> _AIM OF THE EXERCISE_: Only the lines from the one containing "Write the matplotlib code for this chart." through the one containing "from matplotlib.patches import Rectangle" should be duplicated, exactly as they appear. Pictures are to be left out.

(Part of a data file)
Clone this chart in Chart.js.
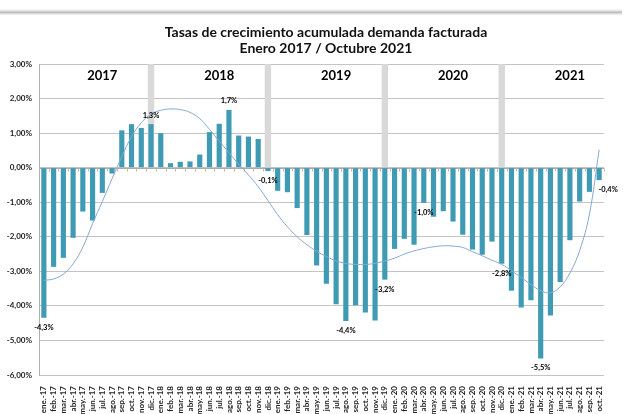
<!DOCTYPE html>
<html><head><meta charset="utf-8">
<script src="https://cdn.jsdelivr.net/npm/chart.js@4/dist/chart.umd.min.js"></script>
<style>html,body{margin:0;padding:0;background:#fff}#wrap{width:629px;height:414px;position:relative}</style>
</head><body><div id="wrap"><canvas id="c" width="629" height="414"></canvas></div>
<script>
const categories = [
 'ene.-17','feb.-17','mar.-17','abr.-17','may.-17','jun.-17','jul.-17','ago.-17','sep.-17','oct.-17','nov.-17','dic.-17',
 'ene.-18','feb.-18','mar.-18','abr.-18','may.-18','jun.-18','jul.-18','ago.-18','sep.-18','oct.-18','nov.-18','dic.-18',
 'ene.-19','feb.-19','mar.-19','abr.-19','may.-19','jun.-19','jul.-19','ago.-19','sep.-19','oct.-19','nov.-19','dic.-19',
 'ene.-20','feb.-20','mar.-20','abr.-20','may.-20','jun.-20','jul.-20','ago.-20','sep.-20','oct.-20','nov.-20','dic.-20',
 'ene.-21','feb.-21','mar.-21','abr.-21','may.-21','jun.-21','jul.-21','ago.-21','sep.-21','oct.-21'];
const growth = [
 -4.34,-2.87,-2.61,-2.03,-1.27,-1.53,-0.73,-0.17,1.08,1.26,1.15,1.26,
 1.00,0.13,0.17,0.18,0.38,1.03,1.27,1.67,0.93,0.90,0.83,-0.10,
 -0.67,-0.71,-1.17,-1.95,-2.83,-3.36,-3.95,-4.44,-3.98,-4.19,-4.42,-3.24,
 -2.35,-2.06,-2.23,-1.02,-1.42,-1.26,-1.56,-1.94,-2.37,-2.52,-2.14,-2.78,
 -3.56,-4.05,-3.84,-5.52,-4.28,-3.31,-2.10,-0.98,-0.70,-0.36];
const trend = [
 -3.26,-3.22,-3.08,-2.78,-2.30,-1.62,-0.98,-0.32,0.32,0.90,1.30,1.55,
 1.66,1.70,1.68,1.60,1.42,1.11,0.77,0.43,0.10,-0.21,-0.55,-0.95,
 -1.36,-1.71,-2.00,-2.23,-2.42,-2.57,-2.70,-2.77,-2.80,-2.80,-2.77,-2.70,
 -2.62,-2.50,-2.41,-2.34,-2.29,-2.26,-2.27,-2.31,-2.43,-2.55,-2.68,-2.80,
 -2.98,-3.18,-3.38,-3.56,-3.62,-3.45,-3.05,-2.40,-1.35,0.52];
const yearLabels = ['2017','2018','2019','2020','2021'];
const yearLabelMonths = ['jul.-17','jul.-18','jul.-19','jul.-20','jul.-21'];
const yearLabelLevel = 2.65;
const separatorMonths = ['dic.-17','dic.-18','dic.-19','dic.-20'];
const separatorTop = 3;
const labelledMonths = ['ene.-17','dic.-17','ago.-18','dic.-18','ago.-19','dic.-19','abr.-20','dic.-20','abr.-21','oct.-21'];
const yMin = -6, yMax = 3, yStep = 1;
const titleLines = ['Tasas de crecimiento acumulada demanda facturada','Enero 2017 / Octubre 2021'];

const separators = categories.map(c => separatorMonths.includes(c) ? separatorTop : null);
const fmtPct = v => (v.toFixed(1)).replace('.', ',') + '%';

const decor = {
  id: 'decor',
  beforeDraw(chart) {
    const ctx = chart.ctx;
    ctx.save();
    // frame top edge
    const g = ctx.createLinearGradient(0, 9, 0, 16);
    g.addColorStop(0, 'rgba(200,200,200,0)');
    g.addColorStop(0.5, 'rgba(190,190,190,1)');
    g.addColorStop(1, 'rgba(235,235,235,0)');
    ctx.fillStyle = g;
    ctx.fillRect(0, 9, 622, 7);
    // title
    ctx.fillStyle = '#111';
    ctx.font = 'bold 14px Lato';
    ctx.textAlign = 'center';
    ctx.textBaseline = 'alphabetic';
    ctx.fillText(titleLines[0], 326, 37);
    ctx.fillText(titleLines[1], 326, 53);
    ctx.restore();
  },
  beforeDatasetsDraw(chart) {
    const {ctx, scales:{x, y}} = chart;
    const y0 = Math.round(y.getPixelForValue(0)) + 0.5;
    ctx.save();
    ctx.strokeStyle = '#a9a9a9';
    ctx.lineWidth = 1;
    ctx.beginPath();
    ctx.moveTo(x.left, y0); ctx.lineTo(x.right, y0);
    ctx.stroke();
    ctx.strokeStyle = '#c7b79c';
    ctx.beginPath();
    for (let i = 0; i <= categories.length; i++) {
      const px = Math.round(x.left + (x.right - x.left) * i / categories.length) + 0.5;
      ctx.moveTo(px, y0); ctx.lineTo(px, y0 + 3);
    }
    ctx.stroke();
    ctx.restore();
  },
  afterDatasetsDraw(chart) {
    const {ctx, scales:{x, y}} = chart;
    ctx.save();
    ctx.fillStyle = '#000';
    ctx.textAlign = 'center';
    ctx.textBaseline = 'middle';
    ctx.font = 'bold 13px Lato';
    yearLabels.forEach((t, k) => {
      ctx.fillText(t, x.getPixelForValue(categories.indexOf(yearLabelMonths[k])), y.getPixelForValue(yearLabelLevel));
    });
    ctx.font = 'bold 7.5px Lato';
    labelledMonths.forEach(m => {
      const i = categories.indexOf(m);
      const v = growth[i];
      let px = x.getPixelForValue(i);
      const py = y.getPixelForValue(v) + (v < 0 ? 9.5 : -9);
      if (i === categories.length - 1) px += 9;
      ctx.fillText(fmtPct(v), px, py);
    });
    ctx.restore();
  }
};

new Chart(document.getElementById('c'), {
  data: {
    labels: categories,
    datasets: [
      { type: 'line', data: trend, borderColor: '#86a7d3', borderWidth: 1, pointRadius: 0, tension: 0.4, fill: false, order: 0 },
      { type: 'bar', data: growth, backgroundColor: '#3f9bb4', barPercentage: 0.53, categoryPercentage: 1, order: 1 },
      { type: 'bar', data: separators, backgroundColor: '#d9d9d9', barPercentage: 0.66, categoryPercentage: 1, order: 2 }
    ]
  },
  options: {
    responsive: false,
    animation: false,
    devicePixelRatio: 1,
    layout: { padding: { top: 64, right: 25, left: 0, bottom: 0 } },
    plugins: { legend: { display: false }, tooltip: { enabled: false }, title: { display: false } },
    datasets: { bar: { grouped: false } },
    scales: {
      x: {
        grid: { display: false }, border: { display: false },
        ticks: { autoSkip: false, maxRotation: 90, minRotation: 90, padding: 3, color: '#222', font: { family: 'Lato', weight: 'bold', size: 8 } },
        afterFit: s => { s.height = 39; }
      },
      y: {
        min: yMin, max: yMax,
        ticks: { stepSize: yStep, padding: 7, color: '#222', font: { family: 'Lato', weight: 'bold', size: 8 },
          callback: v => v.toFixed(2).replace('.', ',') + '%' },
        grid: { color: '#c4c4c4', drawTicks: false },
        border: { color: '#b0b0b0' },
        afterFit: s => { s.width = 39; }
      }
    }
  },
  plugins: [decor]
});
</script></body></html>
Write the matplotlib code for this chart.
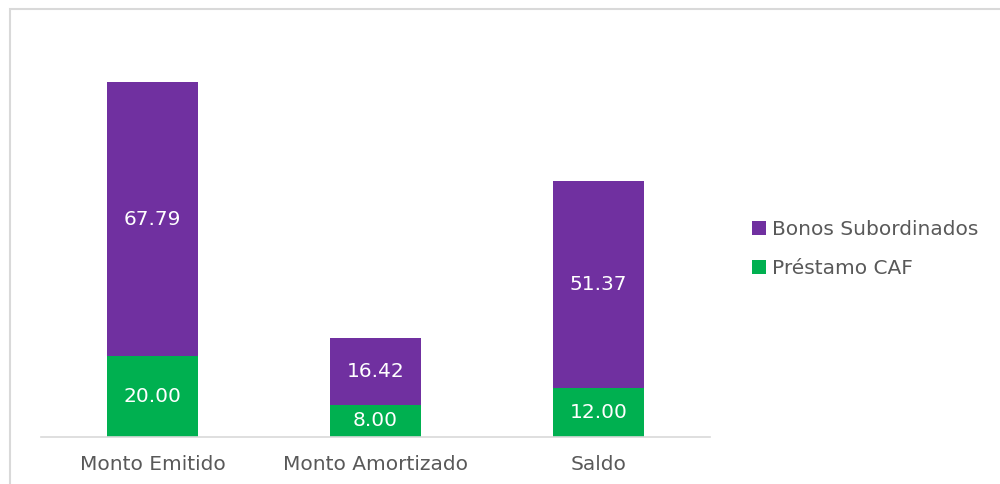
import matplotlib
matplotlib.use("Agg")
import matplotlib.pyplot as plt
from matplotlib.patches import Rectangle

categories = ["Monto Emitido", "Monto Amortizado", "Saldo"]
prestamo_caf = [20.00, 8.00, 12.00]
bonos_sub = [67.79, 16.42, 51.37]
series_names = ["Bonos Subordinados", "Préstamo CAF"]

PURPLE = "#7030A0"
GREEN = "#00B050"
GRAY_TXT = "#595959"
FS = 14.5

plt.rcParams['font.family'] = ['DejaVu Sans']

W, H = 1000, 484
fig = plt.figure(figsize=(W/100, H/100), dpi=100)
fig.patch.set_facecolor("white")

# outer chart frame
fig.patches.append(Rectangle((10/W, -0.05), 1.2, (H - 9)/H + 0.05, transform=fig.transFigure,
                             fill=False, edgecolor="#D9D9D9", linewidth=1.5))

ax = fig.add_axes([41/W, 1 - 437/H, 669/W, (437 - 32.6)/H])
x = list(range(len(categories)))
width = 0.408
b1 = ax.bar(x, prestamo_caf, width, color=GREEN, label=series_names[1])
b2 = ax.bar(x, bonos_sub, width, bottom=prestamo_caf, color=PURPLE, label=series_names[0])

for i in x:
    ax.text(i, prestamo_caf[i] / 2, f"{prestamo_caf[i]:.2f}", ha="center", va="center",
            color="white", fontsize=FS)
    ax.text(i, prestamo_caf[i] + bonos_sub[i] / 2, f"{bonos_sub[i]:.2f}", ha="center", va="center",
            color="white", fontsize=FS)

ax.set_xlim(-0.5, 2.5)
ax.set_ylim(0, 100)
ax.set_yticks([])
ax.set_xticks(x)
ax.set_xticklabels(categories, fontsize=FS, color=GRAY_TXT)
ax.tick_params(axis="x", length=0, pad=13)
for s in ["top", "right", "left"]:
    ax.spines[s].set_visible(False)
ax.spines["bottom"].set_color("#D9D9D9")
ax.spines["bottom"].set_linewidth(1.2)

leg = fig.legend(handles=[b2, b1], labels=series_names, loc="center left",
                 bbox_to_anchor=(748/W, 1 - 249/H), frameon=False, fontsize=FS,
                 handlelength=0.7, handleheight=0.7, handletextpad=0.3, labelspacing=1.0,
                 borderaxespad=0, borderpad=0.2)
for t in leg.get_texts():
    t.set_color(GRAY_TXT)

fig.savefig("out.png", dpi=100)
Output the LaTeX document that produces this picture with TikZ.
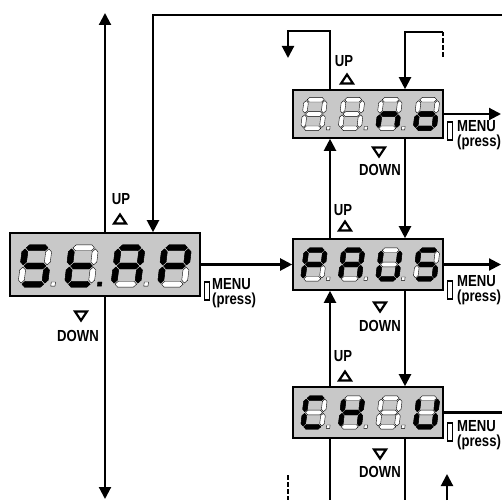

> _THE REPLY_:
Write the matplotlib code for this chart.
import matplotlib
matplotlib.use("Agg")
import matplotlib.pyplot as plt
from matplotlib.patches import Rectangle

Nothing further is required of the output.